In 750, the Abbasids, till 950, moved capital to Baghdad. End of Arabian aristocracy monopoly on
political power in Islam. Under the Abbasid caliph Harun al-Rashid a vigorous intellectual life.
After 950 fragmentation, dynastic wars, religious conflicts, economic woes. The extreme western
provinces were ruled by independent local dynasties and few broke free, became independent. Al-
Andalus began to disintegrate into small princedoms.
HOOFDSTUK 4:
Life in Francia in 700 was difficult. A landscape of isolated villages, hard-working peasants and poor
communication was dominated by landowners. Conquest and war defined aristocratic world. War
was a source of profit. By 700 Merovingians were poverished because of aristocratic families,
Carolingians from Austrasia were more powerful, became rulers of Austrasia.
Charles Martel 714-741 over won Arabic armies at Tours-Poitiers, conquered lands and contained
unity. His land was divided between Carloman and Pepin the Short.
Pepin the Short 741-768 was king in fact but not name, solution: alliance with the papacy, Pope
Zacharius I. The new Pope Stephen II crowned Pepin. They needed a strong ally, so Pepin defeated for
them the Lombards and gave land: ‘Donation of Pepin’. ‘Donation of Constantine’, was fake that gave
the pope the imperial crown.
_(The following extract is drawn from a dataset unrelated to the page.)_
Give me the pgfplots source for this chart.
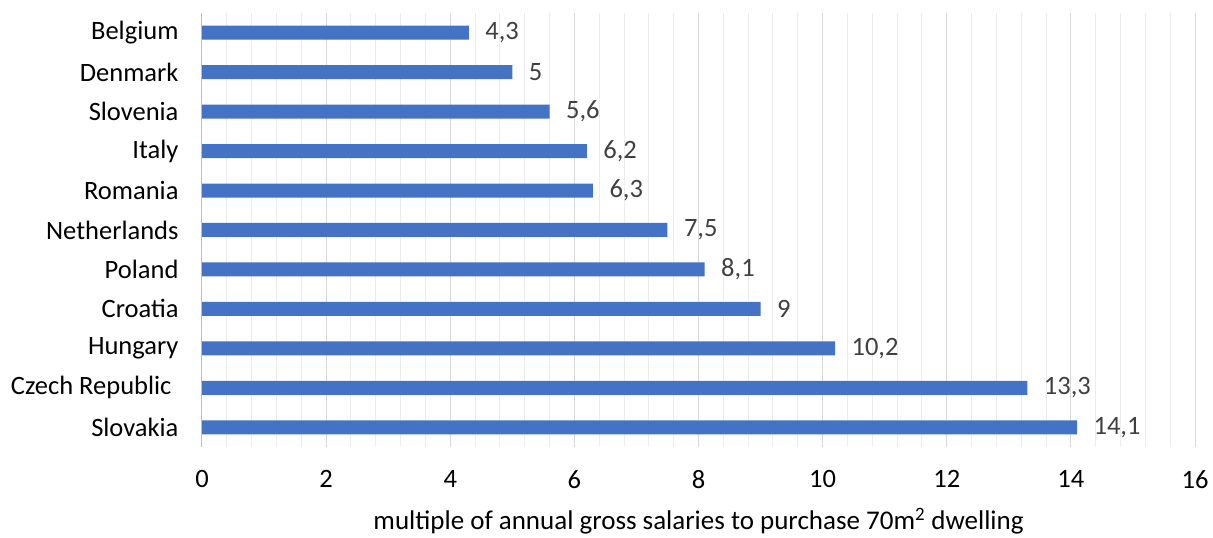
\documentclass[border=0pt]{standalone}
\usepackage{pgfplots}
\pgfplotsset{compat=1.18}
\usepackage{fontspec}
\setmainfont{Carlito}
\definecolor{barblue}{HTML}{4472C4}
\definecolor{lbl}{HTML}{404040}
\definecolor{majgrid}{HTML}{D9D9D9}
\definecolor{mingrid}{HTML}{EDEDED}
\begin{document}
\begin{tikzpicture}
\begin{axis}[
  scale only axis,
  width=993pt, height=434pt,
  xbar, bar width=14pt,
  xmin=0, xmax=16,
  ymin=-0.5, ymax=10.5,
  xtick={0,2,...,16},
  minor x tick num=4,
  ytick={0,...,10},
  yticklabels={Slovakia,Czech Republic\kern7pt,Hungary,Croatia,Poland,Netherlands,Romania,Italy,Slovenia,Denmark,Belgium},
  xmajorgrids, xminorgrids,
  major grid style={majgrid, line width=1pt},
  minor grid style={mingrid, line width=1pt},
  axis line style={draw=none},
  axis y line*=left,
  axis x line*=bottom,
  tick style={draw=none},
  major tick length=0pt, minor tick length=0pt,
  /pgf/number format/assume math mode=true,
  ticklabel style={font=\fontsize{26.5}{31}\selectfont, text=black},
  xticklabel style={yshift=-20pt},
  yticklabel style={xshift=-20pt},
  xlabel={multiple of annual gross salaries to purchase 70m\textsuperscript{2} dwelling},
  xlabel style={font=\fontsize{27}{31}\selectfont, yshift=-13pt},
  nodes near coords,
  nodes near coords style={font=\fontsize{26.5}{31}\selectfont, text=lbl, anchor=west, xshift=13pt,
    /pgf/number format/use comma, /pgf/number format/assume math mode=true},
  clip=false,
]
\addplot[fill=barblue, draw=none] coordinates {
(14.1,0) (13.3,1) (10.2,2) (9,3) (8.1,4) (7.5,5) (6.3,6) (6.2,7) (5.6,8) (5,9) (4.3,10)
};
\draw[majgrid!70!gray, line width=1pt] (axis cs:0,-0.5) -- (axis cs:0,10.5);
\end{axis}
\path[use as bounding box] ([xshift=-202pt,yshift=-87pt]current axis.south west) rectangle ([xshift=18pt,yshift=13pt]current axis.north east);
\end{tikzpicture}
\end{document}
Pepin drove Muslims from Aquitaine and maintained peace within
Francia.
Outside of Francia was the expansion of Western Christendom through missionary activity from
Anglo-Saxon monasteries like St. Boniface, who laid groundwork for both a new church east of the
Rhine and a reformed church in Francia.
Early 8th century emerge of rural institution now called manorialism, it linked the landed elite to the
peasantry in a web of social obligations. Looming over all workers, was the authority of the owner of
the manor, a person or institution who not only profited from their labor bot also governed their
lives, and he of they had to protect.
Einhard was the biographer of Charlemagne. Charlemagne was a devotee of the liberal arts, and
promoted a Christian cultural revival in Francia, he was a warrior-king and expanded (Lombards 774,
king of Franks and Lombards). Made the Spanish march and the Ostmark, so protection next to
expansion. Christmas day 800 imperial coronation by Pope Leo III, Charlemagne became emperor of
the Romans. When his son was crowned, he excluded the pope.
The realm: towns were small and scattered. He encouraged economic growth, he raised intellectual
standards by assembling scholars at Aachen from all over Europe. Charlemagne ordered the
cathedrals and monasteries to operate schools. Alcuin and other scholars sought to build on works of
the Classical-Cristian cultural tradition (Latin Vulgate Bible), also Caroline script developed. They also
sought to continue Boniface’s reform of the Frankish church, so they helped to improve pastoral care
and standardize monastic life.
After Charlemagne, scholars kept on going, monastic reform continued but with a deeper spiritual
element and Neoplatonic ideas became again important.